The vendor, after assignment of the note without transferring title to the land, holds his superior legal title in trust for the assignee to the extent only that he can not dispose of it so as to defeat the lien of the assigned note. (P. 273.)

4. Vendor and Vendee — Superior Legal Title.

The law that the express retention in a deed or note of a lien for the purchase money of land by the vendor makes the deed executory, has become a rule of property in this State which can only be changed by the Legislature. (P. 274.)

QUESTIONS CERTIFIED from the Court of Civil Appeals for the Fifth District, in an appeal from Dallas County.

W.H. Ford and Robertson Firmin, for appellant. — Where a deed of conveyance recites a purchase money note as given by the grantee in part payment of the consideration, and such note recites a vendor's lien, all subsequent purchasers of the title take subject to such lien, which thereby becomes an express lien upon the land; and where a deed of conveyance refers in express terms to another instrument executed contemporaneously, and such instrument refers to other instruments necessary to be had in order to perfect the purchaser's title, all subsequent purchasers take the title subject to the terms of all such collateral instruments, whether or not they are recorded, under the conclusive legal presumption that they have sifted all the facts so called to their attention, and they are bound thereby, and where an instrument affecting or creating an interest, legal or equitable, in land, is lost or destroyed, its existence may be proven, and its terms established, as against all persons dealing with the land, and not shown to be innocent purchasers for value without notice, the burden of proof of which issue rests upon him who asserts it. Texas Land Co. v. Watkins, 34 S.W. Rep., 996; Smith v. Farmers Loan Co., 51 S.W. Rep., 515; Willis v. Gay, 48 Tex. 470; Graham v. West, 26 S.W. Rep., 920; Moore v. Scott, 38 S.W. Rep., 394; Smith v. Adams, 23 S.W. Rep., 49; Batt v. Mallon (and note), 7 Law. Rep. Ann., 840; Baylor v. Tillebach, 20 Texas Civ. App. 490[ 20 Tex. Civ. App. 490]; Burdick v. Peterson, 72 Fed. Rep., 864; Bohart v. Chamberlain, 13 S.W. Rep., 85; 13 Am. and Eng. Enc. of Law, 1068; Freeman v.
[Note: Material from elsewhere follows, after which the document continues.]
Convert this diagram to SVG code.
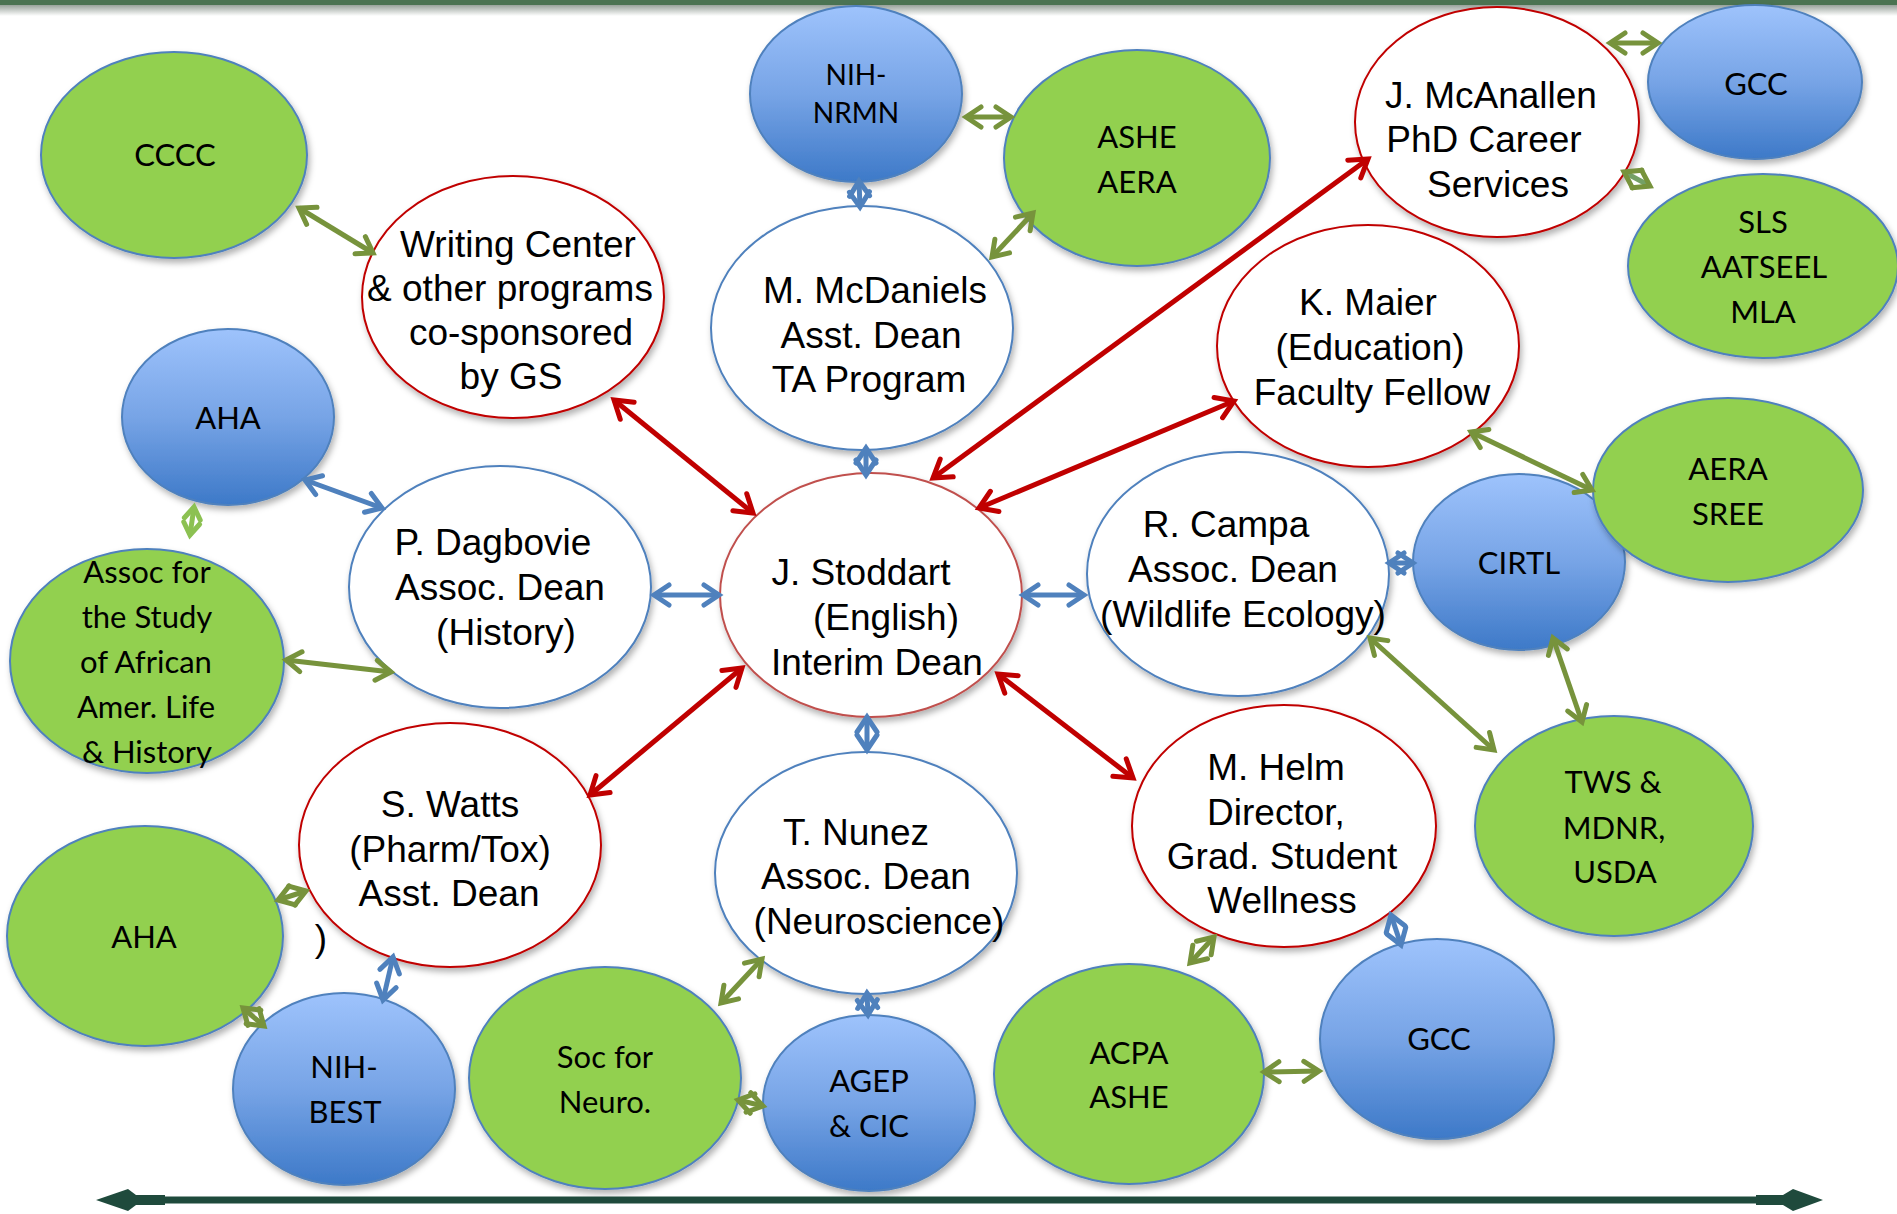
<svg xmlns="http://www.w3.org/2000/svg" width="1897" height="1214" viewBox="0 0 1897 1214">
<style>
.w{fill:#ffffff;stroke-width:2}
.rs{stroke:#c00000}
.bs{stroke:#4f81bd}
.g{fill:#92d050;stroke:#4f81bd;stroke-width:2}
.b{fill:url(#blueGrad);stroke:#4f81bd;stroke-width:2}
.sh{filter:url(#shadow)}
.a{font-family:"Liberation Sans",Arial,sans-serif;font-size:37px;fill:#000;text-anchor:middle}
.c{font-family:Lato,"Open Sans",sans-serif;font-size:31px;fill:#000;text-anchor:middle}
.s{font-family:Lato,"Open Sans",sans-serif;font-size:28px;fill:#000;text-anchor:middle}
.red{stroke:#c00000;stroke-width:5;fill:none;marker-start:url(#mr);marker-end:url(#mr)}
.blu{stroke:#4f81bd;stroke-width:5;fill:none;marker-start:url(#mb);marker-end:url(#mb)}
.grn{stroke:#77933c;stroke-width:5;fill:none;marker-start:url(#mg);marker-end:url(#mg)}
.lgr{stroke:#8cc152;stroke-width:5;fill:none;marker-start:url(#ml);marker-end:url(#ml)}
</style>
<defs>
<linearGradient id="blueGrad" x1="0" y1="0" x2="0" y2="1">
<stop offset="0" stop-color="#9ec3fc"/>
<stop offset="0.5" stop-color="#77a4e6"/>
<stop offset="1" stop-color="#3d79c8"/>
</linearGradient>
<linearGradient id="topShade" x1="0" y1="0" x2="0" y2="1">
<stop offset="0" stop-color="#8f9a92"/>
<stop offset="1" stop-color="#ffffff"/>
</linearGradient>
<filter id="shadow" x="-10%" y="-10%" width="125%" height="130%">
<feDropShadow dx="2" dy="4" stdDeviation="3" flood-color="#000" flood-opacity="0.3"/>
</filter>
<marker id="mr" markerUnits="userSpaceOnUse" markerWidth="40" markerHeight="40" refX="0" refY="0" orient="auto-start-reverse" overflow="visible">
<path d="M-17,-11 L0,0 L-17,11" fill="none" stroke="#c00000" stroke-width="5" stroke-linecap="round"/>
</marker>
<marker id="mb" markerUnits="userSpaceOnUse" markerWidth="40" markerHeight="40" refX="0" refY="0" orient="auto-start-reverse" overflow="visible">
<path d="M-15,-10 L0,0 L-15,10" fill="none" stroke="#4f81bd" stroke-width="5" stroke-linecap="round"/>
</marker>
<marker id="mg" markerUnits="userSpaceOnUse" markerWidth="40" markerHeight="40" refX="0" refY="0" orient="auto-start-reverse" overflow="visible">
<path d="M-15,-10 L0,0 L-15,10" fill="none" stroke="#77933c" stroke-width="5" stroke-linecap="round"/>
</marker>
<marker id="ml" markerUnits="userSpaceOnUse" markerWidth="40" markerHeight="40" refX="0" refY="0" orient="auto-start-reverse" overflow="visible">
<path d="M-12,-8 L0,0 L-12,8" fill="none" stroke="#8cc152" stroke-width="5" stroke-linecap="round"/>
</marker>
</defs>
<rect x="0" y="0" width="1897" height="1214" fill="#ffffff"/>
<rect x="0" y="4" width="1897" height="12" fill="url(#topShade)"/>
<rect x="0" y="0" width="1897" height="5" fill="#4b7352"/>

<g id="nodes">
<g id="cccc"><ellipse class="g sh" cx="174" cy="155" rx="133" ry="103"/><text class="c" x="175" y="166">CCCC</text></g>
<g id="writing-center"><ellipse class="w rs sh" cx="513" cy="297" rx="151" ry="121"/>
<text class="a" x="518" y="257">Writing Center</text><text class="a" x="510" y="301">&amp; other programs</text><text class="a" x="521" y="345">co-sponsored</text><text class="a" x="511" y="389">by GS</text></g>
<g id="nih-nrmn"><ellipse class="b sh" cx="856" cy="94" rx="106" ry="88"/><text class="s" x="856" y="85">NIH-</text><text class="s" x="856" y="123">NRMN</text></g>
<g id="ashe-aera"><ellipse class="g sh" cx="1137" cy="158" rx="133" ry="108"/><text class="c" x="1137" y="148">ASHE</text><text class="c" x="1137" y="193">AERA</text></g>
<g id="mcdaniels"><ellipse class="w bs sh" cx="862" cy="328" rx="151" ry="122"/>
<text class="a" x="875" y="303">M. McDaniels</text><text class="a" x="871" y="348">Asst. Dean</text><text class="a" x="869" y="392">TA Program</text></g>
<g id="mcanallen"><ellipse class="w rs sh" cx="1497" cy="122" rx="142" ry="115"/>
<text class="a" x="1491" y="108">J. McAnallen</text><text class="a" x="1484" y="152">PhD Career</text><text class="a" x="1498" y="197">Services</text></g>
<g id="gcc-top"><ellipse class="b sh" cx="1755" cy="82" rx="107" ry="77"/><text class="c" x="1756" y="95">GCC</text></g>
<g id="sls"><ellipse class="g sh" cx="1763" cy="266" rx="135" ry="92"/>
<text class="c" x="1763" y="233">SLS</text><text class="c" x="1764" y="278">AATSEEL</text><text class="c" x="1763" y="323">MLA</text></g>
<g id="maier"><ellipse class="w rs sh" cx="1368" cy="346" rx="151" ry="121"/>
<text class="a" x="1368" y="315">K. Maier</text><text class="a" x="1370" y="360">(Education)</text><text class="a" x="1372" y="405">Faculty Fellow</text></g>
<g id="aha-top"><ellipse class="b sh" cx="228" cy="417" rx="106" ry="88"/><text class="c" x="228" y="429">AHA</text></g>
<g id="asalh"><ellipse class="g sh" cx="147" cy="661" rx="137" ry="112"/>
<text class="c" x="147" y="583">Assoc for</text><text class="c" x="147" y="628">the Study</text><text class="c" x="146" y="673">of African</text><text class="c" x="146" y="718">Amer. Life</text><text class="c" x="147" y="763">&amp; History</text></g>
<g id="dagbovie"><ellipse class="w bs sh" cx="500" cy="587" rx="151" ry="121"/>
<text class="a" x="493" y="555">P. Dagbovie</text><text class="a" x="500" y="600">Assoc. Dean</text><text class="a" x="506" y="645">(History)</text></g>
<g id="stoddart"><ellipse class="w sh" stroke="#c0504d" cx="871" cy="595" rx="151" ry="122"/>
<text class="a" x="861" y="585">J. Stoddart</text><text class="a" x="886" y="630">(English)</text><text class="a" x="877" y="675">Interim Dean</text></g>
<g id="campa"><ellipse class="w bs sh" cx="1238" cy="574" rx="151" ry="122"/>
<text class="a" x="1226" y="537">R. Campa</text><text class="a" x="1233" y="582">Assoc. Dean</text><text class="a" x="1243" y="627">(Wildlife Ecology)</text></g>
<g id="cirtl"><ellipse class="b sh" cx="1519" cy="562" rx="106" ry="88"/><text class="c" x="1519" y="574">CIRTL</text></g>
<g id="aera-sree"><ellipse class="g sh" cx="1728" cy="490" rx="135" ry="92"/><text class="c" x="1728" y="480">AERA</text><text class="c" x="1728" y="525">SREE</text></g>
<g id="tws"><ellipse class="g sh" cx="1614" cy="826" rx="139" ry="110"/>
<text class="c" x="1613" y="793">TWS &amp;</text><text class="c" x="1614" y="839">MDNR,</text><text class="c" x="1615" y="883">USDA</text></g>
<g id="helm"><ellipse class="w rs sh" cx="1284" cy="826" rx="152" ry="121"/>
<text class="a" x="1276" y="780">M. Helm</text><text class="a" x="1276" y="825">Director,</text><text class="a" x="1282" y="869">Grad. Student</text><text class="a" x="1282" y="913">Wellness</text></g>
<g id="watts"><ellipse class="w rs sh" cx="450" cy="845" rx="151" ry="122"/>
<text class="a" x="450" y="817">S. Watts</text><text class="a" x="450" y="862">(Pharm/Tox)</text><text class="a" x="449" y="906">Asst. Dean</text></g>
<g id="nunez"><ellipse class="w bs sh" cx="866" cy="873" rx="151" ry="121"/>
<text class="a" x="856" y="845">T. Nunez</text><text class="a" x="866" y="889">Assoc. Dean</text><text class="a" x="879" y="934">(Neuroscience)</text></g>
<g id="aha-bottom"><ellipse class="g sh" cx="145" cy="936" rx="138" ry="110"/><text class="c" x="144" y="948">AHA</text></g>
<g id="nih-best"><ellipse class="b sh" cx="344" cy="1089" rx="111" ry="96"/><text class="c" x="344" y="1078">NIH-</text><text class="c" x="345" y="1123">BEST</text></g>
<g id="sfn"><ellipse class="g sh" cx="605" cy="1078" rx="136" ry="111"/><text class="c" x="605" y="1068">Soc for</text><text class="c" x="605" y="1113">Neuro.</text></g>
<g id="agep"><ellipse class="b sh" cx="869" cy="1103" rx="106" ry="88"/><text class="c" x="869" y="1092">AGEP</text><text class="c" x="869" y="1137">&amp; CIC</text></g>
<g id="acpa"><ellipse class="g sh" cx="1129" cy="1074" rx="135" ry="110"/><text class="c" x="1129" y="1064">ACPA</text><text class="c" x="1129" y="1108">ASHE</text></g>
<g id="gcc-bottom"><ellipse class="b sh" cx="1437" cy="1039" rx="117" ry="100"/><text class="c" x="1439" y="1050">GCC</text></g>
</g>

<text class="a" x="321" y="951">)</text>

<g id="connectors">
<line class="red" x1="614" y1="400" x2="753" y2="513"/>
<line class="red" x1="933" y1="478" x2="1368" y2="159"/>
<line class="red" x1="979" y1="508" x2="1234" y2="401"/>
<line class="red" x1="590" y1="795" x2="742" y2="668"/>
<line class="red" x1="998" y1="674" x2="1133" y2="778"/>

<line class="blu" x1="305" y1="480" x2="382" y2="508"/>
<line class="blu" x1="654" y1="595" x2="719" y2="595"/>
<line class="blu" x1="1023" y1="595" x2="1084" y2="595"/>
<line class="blu" x1="859" y1="181" x2="860" y2="207"/>
<line class="blu" x1="866" y1="448" x2="866" y2="475"/>
<line class="blu" x1="867" y1="717" x2="867" y2="750"/>
<line class="blu" x1="1389" y1="563" x2="1413" y2="563"/>
<line class="blu" x1="393" y1="957" x2="383" y2="1000"/>
<line class="blu" x1="867" y1="993" x2="868" y2="1015"/>
<line class="blu" x1="1391" y1="915" x2="1401" y2="945"/>

<line class="grn" x1="299" y1="208" x2="373" y2="253"/>
<line class="grn" x1="966" y1="117" x2="1011" y2="117"/>
<line class="grn" x1="1033" y1="213" x2="992" y2="257"/>
<line class="grn" x1="1610" y1="43" x2="1658" y2="43"/>
<line class="grn" x1="1624" y1="172" x2="1650" y2="186" style="stroke:#74a065"/>
<line class="lgr" x1="194" y1="507" x2="190" y2="535"/>
<line class="grn" x1="286" y1="660" x2="391" y2="672"/>
<line class="grn" x1="1471" y1="432" x2="1592" y2="490"/>
<line class="grn" x1="1370" y1="638" x2="1494" y2="750"/>
<line class="grn" x1="1553" y1="638" x2="1582" y2="722"/>
<line class="grn" x1="278" y1="900" x2="306" y2="891"/>
<line class="grn" x1="243" y1="1008" x2="264" y2="1026"/>
<line class="grn" x1="762" y1="959" x2="721" y2="1003"/>
<line class="grn" x1="738" y1="1100" x2="763" y2="1106"/>
<line class="grn" x1="1214" y1="937" x2="1190" y2="963"/>
<line class="grn" x1="1264" y1="1072" x2="1319" y2="1071"/>
</g>

<g id="timeline">
<line x1="160" y1="1200" x2="1760" y2="1200" stroke="#1f4a3c" stroke-width="7"/>
<polygon points="96,1200 128,1189 136,1195 165,1195 165,1205 136,1205 128,1211" fill="#1f4a3c"/>
<polygon points="1756,1195 1783,1195 1793,1189 1823,1200 1793,1211 1783,1205 1756,1205" fill="#1f4a3c"/>
</g>
</svg>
Tinsley, 40 S.W. Rep., 835.

Where a grantor reserves in himself a vendor's lien to land, and subsequently sells the note taken in part payment to a third person, without conveyance of the lien by express contract of assignment, he holds the title thus reserved in himself in trust for the holder of the note, and may be required by a court of equity to convey such superior title to the holder of the note upon default in payment of the debt, even after limitation has barred recovery upon the debt itself, and where such grantor holds such superior title as such trustee, a subsequent grantee of such title, with knowledge of the fact of the existence of such unpaid note, and with intent to defraud such creditor of his equitable rights in the land, merely becomes the substitute trustee in place of such grantor, for the benefit of the holder of the note, and equity will enforce the trust against him precisely as it existed before he acquired such title. Dittman v. Iselt, 52 S.W. Rep., 96; White v. Cole, 29 S.W. Rep., 759; Hamblen v. Folts, 7 S.W. Rep., 834; Marshall v. Marshall, 42 S.W. Rep., 353; Hanna v. Wilson, 46 Am. Dec., 190.

Watts, Aldredge Eckford, for appellees. — Limitation of four years is applicable to a suit to establish a deed of trust or other conveyance, and the facts alleged in the petition are not sufficient to prevent the statute from running. Rev. Stats., art. 3558; Railway v. Titterington, 84 Tex. 222; Cooper v. Lee, 75 Tex. 121; Kuhlman v. Baker, 50 Tex. 636 [ 50 Tex. 636]; Bremond v. McLean, 45 Tex. 19.

In the acquisition of the note the J.B. Watkins Land Mortgage Co. elected to rely upon a deed of trust, and neither that company nor its assigns asked for, sought, or demanded, at the time, of E. Beckley and wife, a transfer of the supposed superior title, and they are bound by the election. Bauman v. Jaffray, 26 S.W. Rep., 262, 394.

If, as claimed, under the circumstances surrounding the sale and conveyance, the superior title was retained by E. Beckley and wife, and upon the assignment of the note they were converted into the trustees thereof for the benefit of the holders of the note, such trust existed and arose solely by implication of law; the cause of action accrued to the holder of the note at the maturity thereof; and the same was barred by four years limitation. Rev. Stats., art. 3358; Tinnen v. Mebane, 10 Tex. 252 [ 10 Tex. 252]; Wingate v. Wingate, 11 Tex. 433 [ 11 Tex. 433]; Kennedy v. Baker, 59 Tex. 156.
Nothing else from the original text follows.